If you chose to do it of your own volition, then that's a personal decision
(though one I don't recommend because your investors made a calculated wager
on you...sometimes wagers lose, and that's the nature of the game they have
chosen to play). But if you were asked or pressured into it, they shouldn't
have done that, and by doing it voluntarily, you are teaching those investors
to expect it of others.

------
copsarebastards
> 1,600 people signup for our email newsletters, and each of them received a
> personal message from me. I gave them my email address and phone number, and
> invited them to chat if they had any questions. I heard from 100's of them,
> and many shared “the thing” they wanted to create. The problem is many of
> them simply weren’t feasible with the current technology. I suspect we could
> have eventually delivered on most of them, but not in the foreseeable
> future.

I would love to see these emails (anonymized in some way).

------
jguimont
I built the Timbuk2.com bag customizer
([http://timbuk2.com/customizer](http://timbuk2.com/customizer)) and I would
say that 50% of their business is on the custom side.
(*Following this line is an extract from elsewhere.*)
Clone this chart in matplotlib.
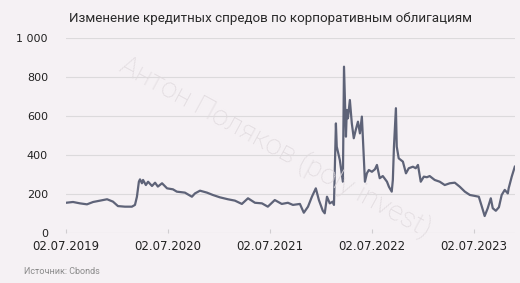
import matplotlib
matplotlib.use("Agg")
import matplotlib.pyplot as plt
import matplotlib.ticker as ticker
import pandas as pd

# Spread readings (bp) by date
dates = [
    "2019-07-02", "2019-07-27", "2019-08-21", "2019-09-15", "2019-10-07",
    "2019-11-01", "2019-11-26", "2019-12-17", "2020-01-04", "2020-01-29",
    "2020-02-23", "2020-03-05", "2020-03-12", "2020-03-19", "2020-03-23",
    "2020-03-30", "2020-04-03", "2020-04-13", "2020-04-21", "2020-05-05",
    "2020-05-16", "2020-05-26", "2020-06-10", "2020-06-28", "2020-07-19",
    "2020-08-02", "2020-08-31", "2020-09-25", "2020-10-06", "2020-10-24",
    "2020-11-18", "2020-12-09", "2021-01-03", "2021-02-01", "2021-02-26",
    "2021-03-23", "2021-04-14", "2021-05-09", "2021-06-03", "2021-06-24",
    "2021-07-19", "2021-08-13", "2021-09-04", "2021-09-22", "2021-10-17",
    "2021-10-31", "2021-11-15", "2021-11-29", "2021-12-13", "2021-12-24",
    "2022-01-07", "2022-01-14", "2022-01-22", "2022-02-01", "2022-02-12",
    "2022-02-16", "2022-02-23", "2022-02-26", "2022-03-09", "2022-03-20",
    "2022-03-24", "2022-03-31", "2022-04-03", "2022-04-07", "2022-04-14",
    "2022-04-21", "2022-04-28", "2022-05-05", "2022-05-13", "2022-05-20",
    "2022-05-27", "2022-05-31", "2022-06-07", "2022-06-14", "2022-06-21",
    "2022-07-02", "2022-07-13", "2022-07-20", "2022-07-30", "2022-08-10",
    "2022-08-25", "2022-09-01", "2022-09-11", "2022-09-15", "2022-09-19",
    "2022-09-26", "2022-09-29", "2022-10-06", "2022-10-21", "2022-11-01",
    "2022-11-11", "2022-11-26", "2022-12-06", "2022-12-14", "2022-12-24",
    "2023-01-04", "2023-01-15", "2023-01-25", "2023-02-12", "2023-03-02",
    "2023-03-20", "2023-04-07", "2023-04-25", "2023-05-13", "2023-05-31",
    "2023-06-18", "2023-07-06", "2023-07-20", "2023-07-31", "2023-08-10",
    "2023-08-21", "2023-09-01", "2023-09-08", "2023-09-19", "2023-09-30",
    "2023-10-10", "2023-10-21", "2023-11-01", "2023-11-04", "2023-11-15",
    "2023-11-26",
]
spreads = [
    155, 159, 152, 147, 159,
    166, 173, 161, 138, 135,
    135, 144, 186, 263, 275,
    255, 272, 246, 263, 241,
    258, 238, 255, 229, 224,
    212, 207, 186, 203, 217,
    207, 195, 183, 173, 166,
    149, 178, 155, 152, 135,
    169, 149, 155, 144, 149,
    104, 135, 186, 229, 169,
    114, 101, 186, 152, 161,
    144, 562, 443, 374, 263,
    853, 494, 631, 588, 682,
    562, 486, 528, 571, 511,
    597, 477, 263, 306, 323,
    314, 327, 349, 281, 292,
    263, 237, 212, 272, 443,
    640, 443, 383, 366, 306,
    332, 340, 332, 349, 263,
    289, 286, 292, 272, 263,
    246, 255, 258, 237, 212,
    195, 190, 186, 135, 87,
    127, 178, 127, 114, 132,
    195, 221, 203, 229, 289,
    340,
]
tick_dates = ["2019-07-02", "2020-07-02", "2021-07-02", "2022-07-02", "2023-07-02"]
y_ticks = [0, 200, 400, 600, 800, 1000]

TITLE = "Изменение кредитных спредов по корпоративным облигациям"
SOURCE = "Источник: Cbonds"
WATERMARK = "Антон Поляков (poly invest)"

BG = "#f5f1f4"
LINE = "#5e6378"


def main() -> None:
    x = pd.to_datetime(dates)
    xt = pd.to_datetime(tick_dates)

    fig = plt.figure(figsize=(5.2, 2.83), dpi=100, facecolor=BG)
    ax = fig.add_axes([0.127, 0.1767, 0.863, 0.689])
    ax.set_facecolor(BG)

    ax.plot(x, spreads, color=LINE, linewidth=1.6, zorder=3)

    ax.set_ylim(0, 1000)
    ax.set_xlim(pd.Timestamp("2019-07-02"), pd.Timestamp("2023-11-26"))
    ax.set_yticks(y_ticks)
    ax.yaxis.set_major_formatter(
        ticker.FuncFormatter(lambda v, _: f"{int(v):,}".replace(",", " "))
    )
    ax.set_xticks(xt)
    ax.set_xticklabels([d.strftime("%d.%m.%Y") for d in xt])

    ax.grid(axis="y", color="#dcdadc", linewidth=0.8, zorder=0)
    for s in ax.spines.values():
        s.set_visible(False)
    ax.tick_params(axis="y", length=0, pad=13, labelsize=8, labelcolor="#222222")
    ax.tick_params(axis="x", length=3, color="#d0cdd0", direction="in",
                   pad=5, labelsize=8.5, labelcolor="#222222")

    fig.text(0.52, 0.935, TITLE, ha="center", va="center", fontsize=9.6,
             family="Roboto", color="#2a2a2a")
    fig.text(0.046, 0.04, SOURCE, ha="left", va="center", fontsize=6.5,
             family="Roboto", color="#8a8a8a")
    fig.text(0.53, 0.48, WATERMARK, ha="center", va="center", fontsize=20.5,
             family="Roboto", fontweight="light", color="#e0dade",
             rotation=-28.5, zorder=1)

    fig.savefig("out.png", dpi=100, facecolor=BG)
    plt.close(fig)


if __name__ == "__main__":
    main()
People are playing with
the product and often they surprise us. Timbuk2 ends up charging a premium for
the custom bag, but it a unique bag.

Same applies to Nikeid or adidas or converse or ... A lot of people are trying
to build custom products and let the consumer get access to their manufacture,
but it is not as simple as it sounds. There are, as in all things, a lot of
moving pieces and enough rope to hang yourself.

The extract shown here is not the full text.